When I moved into Bursley Residence Hall my freshman year, I distinctly remember reading a sign in the trash room at the end of my hall stating, “Here in University Housing, we recycle!” Sure, there were separate bins marked for paper, cardboard, plastic and waste, but did this imply that the recycling system set in place was efficient? All the bins in the trash room were tan and indistinguishable until I looked closely to determine what material belonged in each bin. Although I made a conscious effort to sort my trash, I often found trash in the recycling bins and vice versa.

Luckily, the University has since made the switch to single-stream recycling, so the days of sorting waste into different recycling bins are history. However, the recycling bins on campus have not been updated to reflect this switch. From the Modern Language Building to Angell Hall, I still see the visually displeasing tan bins indicating paper, plastic or waste. A lack of uniformly labeled recycling bins has led to general confusion in the student body. Although some of the bins have lids that help students better understand what waste goes where, this form of identification needs to be updated.

For example, some of the recycling bins in the UGLi have rectangular lids, implying that paper can be placed in the bin. This conflicts with the idea of single-stream recycling because it sends a message to students that trash must still be sorted. The beauty of single-stream recycling is its simplicity, so there should be a University-wide effort to make recycling bins more distinguishable from trashcans.

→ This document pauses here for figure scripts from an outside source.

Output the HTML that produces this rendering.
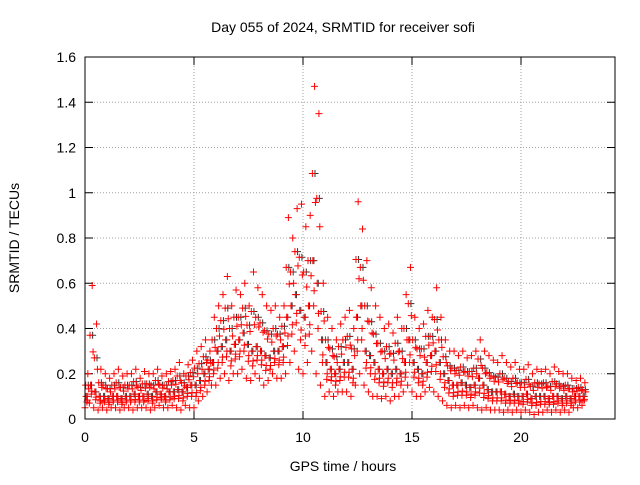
<!DOCTYPE html>
<html><head><meta charset="utf-8"><style>
body{margin:0;background:#fff}
svg text{font-family:"Liberation Sans",sans-serif;font-size:14px;fill:#000}
</style></head><body>
<svg id="c" width="640" height="480"></svg>
<script>
const hiVals=[0.2,0.59,0.42,0.22,0.2,0.18,0.2,0.22,0.19,0.2,0.2,0.22,0.18,0.21,0.2,0.2,0.22,0.19,0.2,0.21,0.22,0.25,0.2,0.24,0.26,0.3,0.32,0.35,0.3,0.45,0.5,0.55,0.63,0.5,0.57,0.55,0.6,0.5,0.65,0.58,0.55,0.5,0.48,0.5,0.45,0.5,0.89,0.8,0.93,0.95,0.85,0.9,1.47,1.35,0.6,0.45,0.4,0.35,0.42,0.45,0.48,0.4,0.96,0.84,0.7,0.58,0.5,0.45,0.4,0.42,0.38,0.45,0.4,0.55,0.67,0.45,0.4,0.42,0.48,0.45,0.58,0.45,0.35,0.3,0.3,0.28,0.3,0.27,0.28,0.3,0.35,0.3,0.28,0.26,0.25,0.28,0.25,0.23,0.25,0.22,0.22,0.24,0.2,0.22,0.21,0.22,0.2,0.23,0.21,0.2,0.2,0.18,0.17,0.18,0.16];
const midVals=[0.1,0.15,0.12,0.1,0.1,0.09,0.1,0.1,0.09,0.1,0.1,0.11,0.1,0.1,0.11,0.1,0.12,0.11,0.1,0.12,0.12,0.13,0.12,0.14,0.15,0.15,0.17,0.2,0.22,0.25,0.3,0.32,0.35,0.3,0.33,0.35,0.38,0.33,0.3,0.32,0.3,0.28,0.27,0.3,0.3,0.32,0.45,0.5,0.55,0.48,0.45,0.5,0.7,0.6,0.35,0.25,0.22,0.2,0.22,0.25,0.25,0.22,0.45,0.5,0.3,0.28,0.25,0.22,0.2,0.22,0.2,0.22,0.2,0.25,0.35,0.25,0.22,0.2,0.25,0.28,0.3,0.25,0.2,0.17,0.15,0.15,0.16,0.15,0.14,0.15,0.18,0.15,0.13,0.12,0.12,0.12,0.11,0.1,0.11,0.1,0.1,0.11,0.09,0.1,0.1,0.1,0.09,0.1,0.1,0.09,0.1,0.09,0.1,0.1,0.1];
const loVals=[0.05,0.07,0.05,0.04,0.05,0.04,0.05,0.05,0.04,0.05,0.05,0.04,0.05,0.05,0.05,0.04,0.05,0.06,0.05,0.05,0.06,0.05,0.04,0.06,0.05,0.05,0.08,0.1,0.12,0.15,0.15,0.18,0.2,0.17,0.2,0.2,0.22,0.18,0.17,0.2,0.18,0.15,0.17,0.2,0.18,0.18,0.2,0.25,0.3,0.22,0.2,0.25,0.3,0.2,0.15,0.1,0.12,0.1,0.12,0.12,0.12,0.1,0.15,0.2,0.15,0.12,0.1,0.1,0.09,0.1,0.08,0.1,0.1,0.12,0.15,0.12,0.1,0.1,0.12,0.14,0.12,0.1,0.08,0.06,0.05,0.06,0.05,0.06,0.05,0.06,0.05,0.04,0.05,0.04,0.04,0.04,0.03,0.04,0.03,0.04,0.03,0.04,0.03,0.02,0.03,0.03,0.04,0.03,0.04,0.03,0.04,0.03,0.05,0.05,0.06];
const tStart=0, tStep=0.2;
const yTicks=[0,0.2,0.4,0.6,0.8,1,1.2,1.4,1.6];
const xTicks=[0,5,10,15,20];

const L=85,R=615,T=57,B=419,XMAX=530/21.8,YMAX=1.6;
const X=v=>L+v/XMAX*(R-L), Y=v=>B-v/YMAX*(B-T);
const svg=document.getElementById('c'),NS='http://www.w3.org/2000/svg';
function mk(tag,a,p){const e=document.createElementNS(NS,tag);for(const k in a)e.setAttribute(k,a[k]);(p||svg).appendChild(e);return e;}
const grid=mk('g',{});


yTicks.forEach(v=>{
 if(v>0&&v<1.6)mk('line',{x1:L,x2:R,y1:Y(v),y2:Y(v),stroke:'#a0a0a0','stroke-dasharray':'1,2'},grid);
 mk('line',{x1:L,x2:L+8,y1:Y(v),y2:Y(v),stroke:'#000'},grid);
 mk('line',{x1:R,x2:R-8,y1:Y(v),y2:Y(v),stroke:'#000'},grid);
 const t=mk('text',{x:L-9,y:Y(v)+5,'text-anchor':'end'});
 
 
 t.textContent=String(v);
});
xTicks.forEach(v=>{
 if(v>0)mk('line',{x1:X(v),x2:X(v),y1:T,y2:B,stroke:'#a0a0a0','stroke-dasharray':'1,2'},grid);
 mk('line',{x1:X(v),x2:X(v),y1:B,y2:B-8,stroke:'#000'},grid);
 mk('line',{x1:X(v),x2:X(v),y1:T,y2:T+8,stroke:'#000'},grid);
 const t=mk('text',{x:X(v),y:B+23,'text-anchor':'middle'});
 
 
 t.textContent=String(v);
});
const pts=mk('g',{});


function plus(x,y,c){const p=mk('path',{d:`M${x-3.5},${y}h7M${x},${y-3.5}v7`,stroke:c,'stroke-width':1},pts);
 
 }
hiVals.forEach((h,i)=>{
 const t=tStart+i*tStep,m=midVals[i],l=loVals[i];
 plus(X(t+0.1),Y(m),'#333');
 plus(X(t+0.15),Y((m+h)/2),'#333');
});
hiVals.forEach((h,i)=>{
 const t=tStart+i*tStep,m=midVals[i],l=loVals[i];
 plus(X(t),Y(l),'#f00');
 plus(X(t+0.05),Y(m),'#f00');
 plus(X(t+0.13),Y(h),'#f00');
 plus(X(t+0.09),Y((l+m)/2),'#f00');
 plus(X(t+0.03),Y((m+h)/2),'#f00');
 plus(X(t+0.17),Y((2*m+h)/3),'#f00');
 plus(X(t+0.11),Y((l+2*m)/3),'#f00');
});
const fr=mk('rect',{x:L,y:T,width:R-L,height:B-T,fill:'none',stroke:'#000'});


const ti=mk('text',{x:343,y:32,'text-anchor':'middle'});ti.textContent='Day 055 of 2024, SRMTID for receiver sofi';


const xl=mk('text',{x:343,y:471,'text-anchor':'middle'});xl.textContent='GPS time / hours';


const yl=mk('text',{x:0,y:0,'text-anchor':'middle',transform:'translate(19,238) rotate(-90)'});yl.textContent='SRMTID / TECUs';


</script>
</body></html>
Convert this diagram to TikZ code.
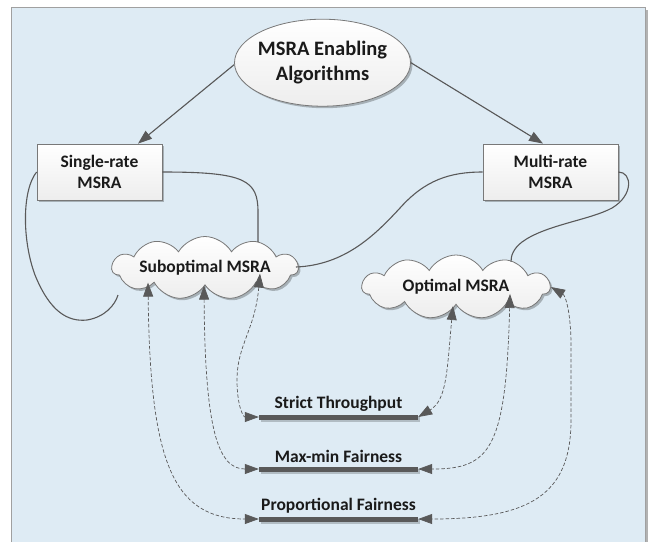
\documentclass[tikz,border=0pt]{standalone}
\usepackage{fontspec}
\setmainfont{Carlito}
\usetikzlibrary{shapes.geometric,shapes.symbols,arrows.meta,shadows}
\definecolor{bgblue}{RGB}{222,235,244}
\definecolor{linegray}{RGB}{89,89,89}
\definecolor{bordergray}{RGB}{120,120,120}
\definecolor{framegray}{RGB}{160,160,160}
\definecolor{txtcol}{RGB}{26,26,26}

\begin{document}
\begin{tikzpicture}[x=1pt,y=-1pt,
  >={Triangle[length=14pt,width=10pt]},
  shapebox/.style={draw=bordergray, line width=0.8pt, top color=white, bottom color=black!7,
    drop shadow={shadow xshift=2pt, shadow yshift=-2pt, fill=black, opacity=0.25}},
  boxnode/.style={shapebox, rectangle, minimum height=56pt, inner sep=0pt, align=center,
    font=\bfseries\fontsize{17.5}{21}\selectfont, text=txtcol},
  ellnode/.style={shapebox, ellipse, minimum width=176pt, minimum height=87pt, inner sep=0pt},
  cloudnode/.style={shapebox, cloud, cloud puffs=11, cloud puff arc=120, cloud ignores aspect,
    inner sep=0pt},
  labeltext/.style={font=\bfseries\fontsize{17.5}{21}\selectfont, text=txtcol, align=center, inner sep=0pt},
  titletext/.style={font=\bfseries\fontsize{20.5}{25}\selectfont, text=txtcol, align=center, inner sep=0pt},
  barnode/.style={rectangle, fill=linegray, minimum width=159pt, minimum height=5pt, inner sep=0pt,
    drop shadow={shadow xshift=1.5pt, shadow yshift=-2.5pt, fill=black, opacity=0.2}},
  solidconn/.style={draw=linegray, line width=1.1pt},
  arrowconn/.style={draw=linegray, line width=1.1pt, ->, fill=linegray},
  dashconn/.style={draw=linegray, line width=0.7pt, dash pattern=on 3.5pt off 2pt, <->}
]
\useasboundingbox (0,0) rectangle (650,542);

% frame
\fill[black!30] (645,10) rectangle (648,542);
\fill[bgblue] (11.5,7) rectangle (645,542);
\draw[framegray, line width=0.9pt] (11.5,542) -- (11.5,7) -- (645,7) -- (645,542);

% main nodes
\node[ellnode] (ell) at (322.5,62.7) {};
\node[titletext] (elltext) at (ell.center) {MSRA Enabling\\Algorithms};
\node[boxnode, minimum width=125pt] (sr) at (99.5,172) {Single-rate\\MSRA};
\node[boxnode, minimum width=135pt] (mr) at (550.5,172) {Multi-rate\\MSRA};
\node[cloudnode, minimum width=186pt, minimum height=63pt] (sub) at (205,268) {};
\node[labeltext] (subtext) at (sub.center) {Suboptimal MSRA};
\node[cloudnode, minimum width=188pt, minimum height=64pt] (opt) at (456,287) {};
\node[labeltext] (opttext) at (opt.center) {Optimal MSRA};

% objective bars
\node[barnode] (st) at (338.5,417) {};
\node[labeltext] (sttext) at (338.5,404) {Strict Throughput};
\node[barnode] (mm) at (338.5,469) {};
\node[labeltext] (mmtext) at (338.5,456) {Max-min Fairness};
\node[barnode] (pf) at (338.5,519) {};
\node[labeltext] (pftext) at (338.5,506) {Proportional Fairness};

% arrows from the root
\draw[arrowconn] ([yshift=-2pt]ell.west) -- ([xshift=38.5pt]sr.north);
\draw[arrowconn] (ell.east) -- ([xshift=-7.5pt]mr.north);

% solid links between rate classes and algorithm classes
\draw[solidconn] (sr.east) .. controls (245,172) and (258,180) .. (258,212)
  -- ([xshift=53pt,yshift=-6pt]sub.north);
\coordinate (loopend) at (118,295);
\draw[solidconn] (sr.west) .. controls (22,190) and (22,240) .. (35,275)
  .. controls (50,312) and (68,322) .. (87,320)
  .. controls (105,317) and (115,305) .. (loopend);
\draw[solidconn] ([xshift=-3pt,yshift=1pt]sub.east) .. controls (345,265) and (375,235) .. (400,208)
  .. controls (425,180) and (450,172) .. (mr.west);
\draw[solidconn] (mr.east) .. controls (632,172) and (634,195) .. (612,208)
  .. controls (590,220) and (545,225) .. (522,242)
  .. controls (513,249) and (511,256) .. ([xshift=55pt,yshift=-7pt]opt.north);

% dashed links between algorithms and objectives
\draw[dashconn] ([xshift=-57pt,yshift=3pt]sub.south) .. controls (150,460) and (172,519) .. (pf.west);
\draw[dashconn] ([xshift=-1pt]sub.south) .. controls (205,430) and (218,469) .. (mm.west);
\draw[dashconn] ([xshift=55pt,yshift=12pt]sub.south) .. controls (255,330) and (237,345) .. (237,380)
  .. controls (237,405) and (243,417) .. (st.west);
\draw[dashconn] ([xshift=-3pt,yshift=-1pt]opt.south) .. controls (447,370) and (447,400) .. (st.east);
\draw[dashconn] ([xshift=54pt,yshift=11pt]opt.south) .. controls (506,450) and (490,469) .. (mm.east);
\draw[dashconn] (opt.east) .. controls (566,296) and (571,315) .. (571,345) -- (571,420)
  .. controls (571,495) and (530,519) .. (pf.east);
\end{tikzpicture}
\end{document}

I am not suggesting that the University needs to replace the current recycling containers. The University could instead update the existing recycling bins by painting them blue and attaching clear, single-stream recycling signs. Single-stream recycling has already become more apparent in the Diag due to theprominent blue bins with informative signs indicating what can be placed in the bins. Updating the bins in University buildings would help to increase the volume of materials recycled at the University while also promoting a general understanding of recycling.